The title of the circle graph for subclass is "SUBCLASS DISTRIBITION (Active Characters)" based on how they answered your questions... that is not a inaccurate title. It is exactly what they said it is. Before having their answers I agreed that they could have been more specific and they could still have put a time delimiter but, seeing the "how and why", I now realize I was wrong about the title. It is what they say it its. I think you are doing the same thing I was doing. We both wanted a slide that indicated "favorite active subclass in the last 120days" but I realize that is not what this data is and the reason it SEEMS inaccurate is because we wanted something more tangible than it is. Its a top layer over view just like BadEye said. The subtext your asking for is not their because the issues you raised prevent them from going any deeper and getting the useful data your looking for/expecting.
If you mean the dataset that is based on, I don’t claim that is inaccurate. If you mean what they finally stated the subclass chart was actually showing, I don’t think that is inaccurate compared to their claim of what it shows either. I do think they can claim it represents something that is different than what the title claims it represents.
So this is exactly my point the bold above is in exact contrast to the underlined part based on subtext of what "they claim it represents" but that's not the disconnect here because they claimed it is exactly as stated. A high level subclass distribution count of active characters with subclasses. This is where you diverge from them. You want something more than that and added a subtext statement in your mind that this slide carried more meaning that it does. I don't blame you, because I did the exact same thing. Until I realized that, I was on board with a title change to be more accurate. What made me realize my mistake was when I started my last post I initially planned to purpose an improved title to support your claim but as I looked at the data they were offering, how they got it, and what was useful for …. I realized my attempts to improve it became less accurate as a reflection of what I wanted not what they were providing. It was at that point I realized... their title is actually spot on. My perception of what they were showing based on what I wanted to see, was off.

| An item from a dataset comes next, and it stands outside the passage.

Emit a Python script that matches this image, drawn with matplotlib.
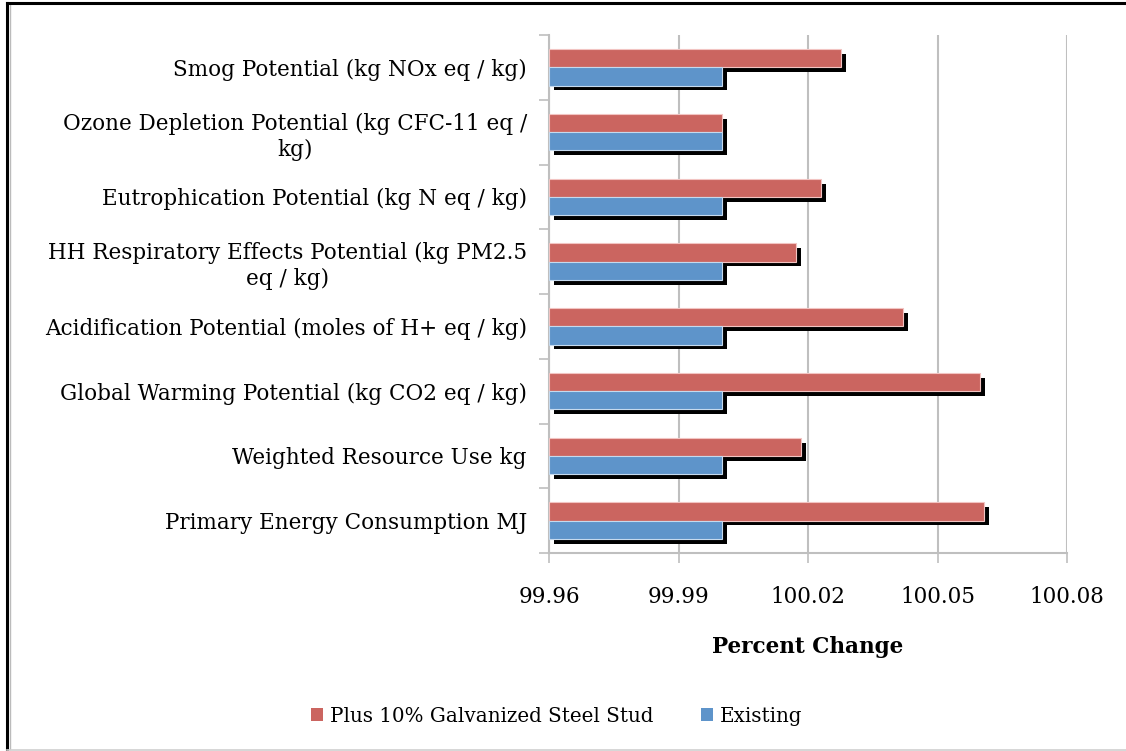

So as an experiment / challenge, trying doing what I tried and see if you can do better. Come up with a title that better represents the claim of "what it represents" and see if it then aligns with what they said about being a high level over view or if the new title is want you want instead of what they said the were showing you.
The below is bit of a side point to the above point but,
Even after their clarification I think the methodology used only means the graph presented basically just shows that clerics are a free class, that life cleric is the only free subclass for cleric and that clerics get there subclass at level 1. That’s what the subclass graph seems to be showing IMO. Or maybe I should more accurately say it’s plausible that’s all the graph is showing and so that highly devalues the graph even as an interesting factoid in a conversation about player preferences.

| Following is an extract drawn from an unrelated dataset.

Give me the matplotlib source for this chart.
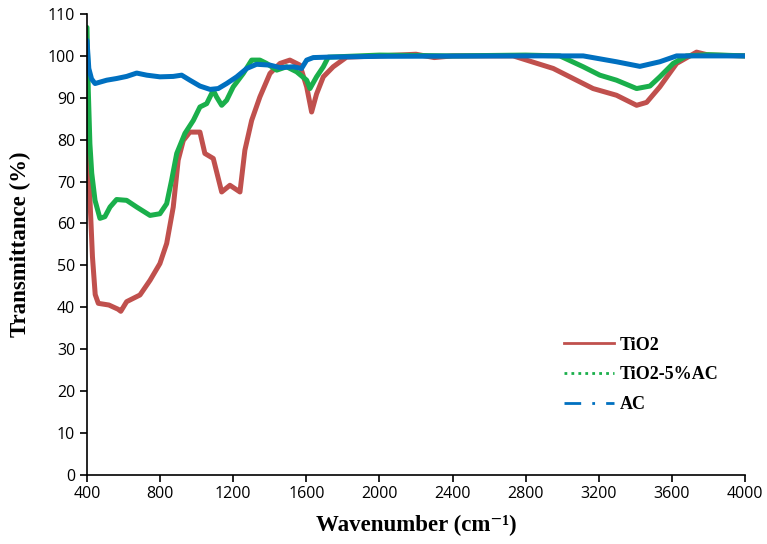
import numpy as np
import matplotlib.pyplot as plt
from matplotlib.lines import Line2D

# TiO2
wn_tio2 = [400, 405, 416, 430, 445, 462, 520, 570, 585, 617, 690, 745, 799, 836, 872, 899,
           927, 963, 1018, 1045, 1091, 1137, 1182, 1237, 1264, 1301, 1346, 1401, 1456,
           1510, 1565, 1602, 1629, 1656, 1693, 1747, 1820, 2000, 2200, 2300, 2400, 2732,
           2841, 2951, 3060, 3169, 3297, 3407, 3462, 3534, 3626, 3735, 3800, 4000]
t_tio2 = [80.6, 75, 66, 52, 43, 40.9, 40.5, 39.5, 39.0, 41.3, 42.9, 46.4, 50.4, 55.2, 63.9,
          75.1, 79.8, 81.8, 81.8, 76.7, 75.5, 67.5, 69.1, 67.5, 77.5, 84.6, 90.2, 95.8,
          98.2, 99.0, 97.8, 92.6, 86.6, 90.9, 95, 97.4, 99.7, 100, 100.4, 99.6, 100, 100,
          98.5, 97, 94.6, 92.2, 90.6, 88.2, 88.9, 92.6, 98.2, 100.9, 100.2, 100]

# TiO2-5%AC
wn_mix = [400, 407, 416, 426, 444, 471, 498, 526, 562, 617, 672, 745, 799, 836, 863, 891,
          936, 982, 1018, 1055, 1091, 1109, 1137, 1164, 1200, 1255, 1301, 1346, 1383,
          1438, 1492, 1547, 1602, 1620, 1656, 1693, 1720, 2000, 2400, 2800, 2987, 3115,
          3206, 3297, 3407, 3480, 3534, 3607, 3680, 3800, 4000]
t_mix = [106.8, 92, 79, 72, 65.5, 61.2, 61.6, 63.9, 65.7, 65.5, 63.9, 61.9, 62.3, 64.7,
         70.3, 76.7, 81.5, 84.6, 87.8, 88.6, 91.8, 90.2, 88.2, 89.4, 92.6, 95.8, 99.0,
         99.0, 98.2, 96.6, 97.4, 96.2, 94.2, 92.2, 95, 97.4, 99.7, 100.2, 100, 100.2,
         100, 97.4, 95.4, 94.2, 92.2, 92.8, 95, 98.2, 100, 100.3, 100]

# AC
wn_ac = [400, 410, 425, 444, 508, 562, 617, 672, 727, 799, 872, 918, 963, 1018, 1073,
         1118, 1164, 1219, 1274, 1328, 1401, 1456, 1529, 1574, 1602, 1638, 1711, 2000,
         2800, 3115, 3297, 3425, 3534, 3626, 3800, 4000]
t_ac = [103.7, 97, 94.5, 93.4, 94.2, 94.6, 95.1, 95.9, 95.4, 95, 95.1, 95.4, 94.2, 92.8,
        92, 92.2, 93.4, 95, 97, 98, 97.8, 97.2, 97.4, 97, 99, 99.6, 99.7, 99.9, 100,
        100, 98.6, 97.5, 98.6, 100, 100, 100]

labels = ['TiO2', 'TiO2-5%AC', 'AC']
colors = ['#C0504D', '#1AAF4B', '#0070C0']

fig = plt.figure(figsize=(7.67, 5.44), dpi=100)
ax = fig.add_axes([0.1134, 0.1276, 0.8579, 0.8466])

series = [(wn_tio2, t_tio2), (wn_mix, t_mix), (wn_ac, t_ac)]
for (x, y), c in zip(series, colors):
    ax.plot(x, y, color=c, lw=3.6, solid_capstyle='round', solid_joinstyle='round')

ax.set_xlim(400, 4000)
ax.set_ylim(0, 110)
ax.set_xticks(np.arange(400, 4001, 400))
ax.set_yticks(np.arange(0, 111, 10))
for s in ['top', 'right']:
    ax.spines[s].set_visible(False)
for s in ['left', 'bottom']:
    ax.spines[s].set_linewidth(1.2)
ax.tick_params(direction='out', length=5, width=1.2, labelsize=11.5)
for lab in ax.get_xticklabels() + ax.get_yticklabels():
    lab.set_family(['Open Sans', 'DejaVu Sans'])

ax.set_xlabel('Wavenumber (cm\u207b\u00b9)', family=['Liberation Serif', 'DejaVu Serif'],
              fontweight='bold', fontsize=16.5, labelpad=9)
ax.set_ylabel('Transmittance (%)', family='Liberation Serif',
              fontweight='bold', fontsize=16.5, labelpad=12)

handles = [Line2D([], [], color=colors[0], lw=2, ls='-'),
           Line2D([], [], color=colors[1], lw=2, ls=(0, (1, 1.5))),
           Line2D([], [], color=colors[2], lw=2, ls=(0, (6, 4, 1, 4)))]
ax.legend(handles, labels, loc='upper left', bbox_to_anchor=(0.70, 0.335),
          frameon=False, prop={'family': 'Liberation Serif', 'weight': 'bold', 'size': 13},
          handlelength=2.8, handletextpad=0.3, labelspacing=0.7)

fig.savefig('out.png', dpi=100)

Im replying on my phone and it’s difficult to split quotes up as needed. I’ll add more later
So your proving my point here. Your asking for accuracy in showing player preference but they never stated that as a goal.
I made the same mistake. All this shows is subclass distribution among active classes that are eligible and have selected subclasses.
You are correct that this metric is not valid for determining player preferences because access to additional options might expand and alter player preference choices. If players only have one Cleric subclass to choose and they pick it then the only choice that represents is a choice of cleric not in the only cleric subclass available to them because there is no choice without a second option. However,
we were wrong about that ever being the intent of the data. The title was
DISTRIBITION not preference. They said exactly what they measured. Just not what we wanted or expected from a list of how many people picked a subclass because we wanted it as a measure of what people like. They new what they actually had, and carefully worded the title to depict exactly that. So I understand the expectation of what the chart
could represent however I was taking it as
does represent when that is simply not the case. I think that shows awareness on their part that there is not a good way to show preference when not everyone has access to all classes or if players are just testing ideas to see what they like but don't actually like it enough to use it. This does mean the data is less useful than some might assume up front. It is however not inaccurate. It could still be delimited with poll range of X days but that would not make it what we were asking it to be. For example BadEye said even with those who have access to more material the Life Cleric is very popular so with access to the raw data they can go further than the single graph allows. We can't. They would have to delimit the poll area more for that. "
SUBCLASS DISTRIBITION (Active Characters) used by players with access to all subclass who did not multi-class with it" would be a different much much smaller poll that would represent more of what your looking for but that is not what they wanted to show, just want you wanted to see.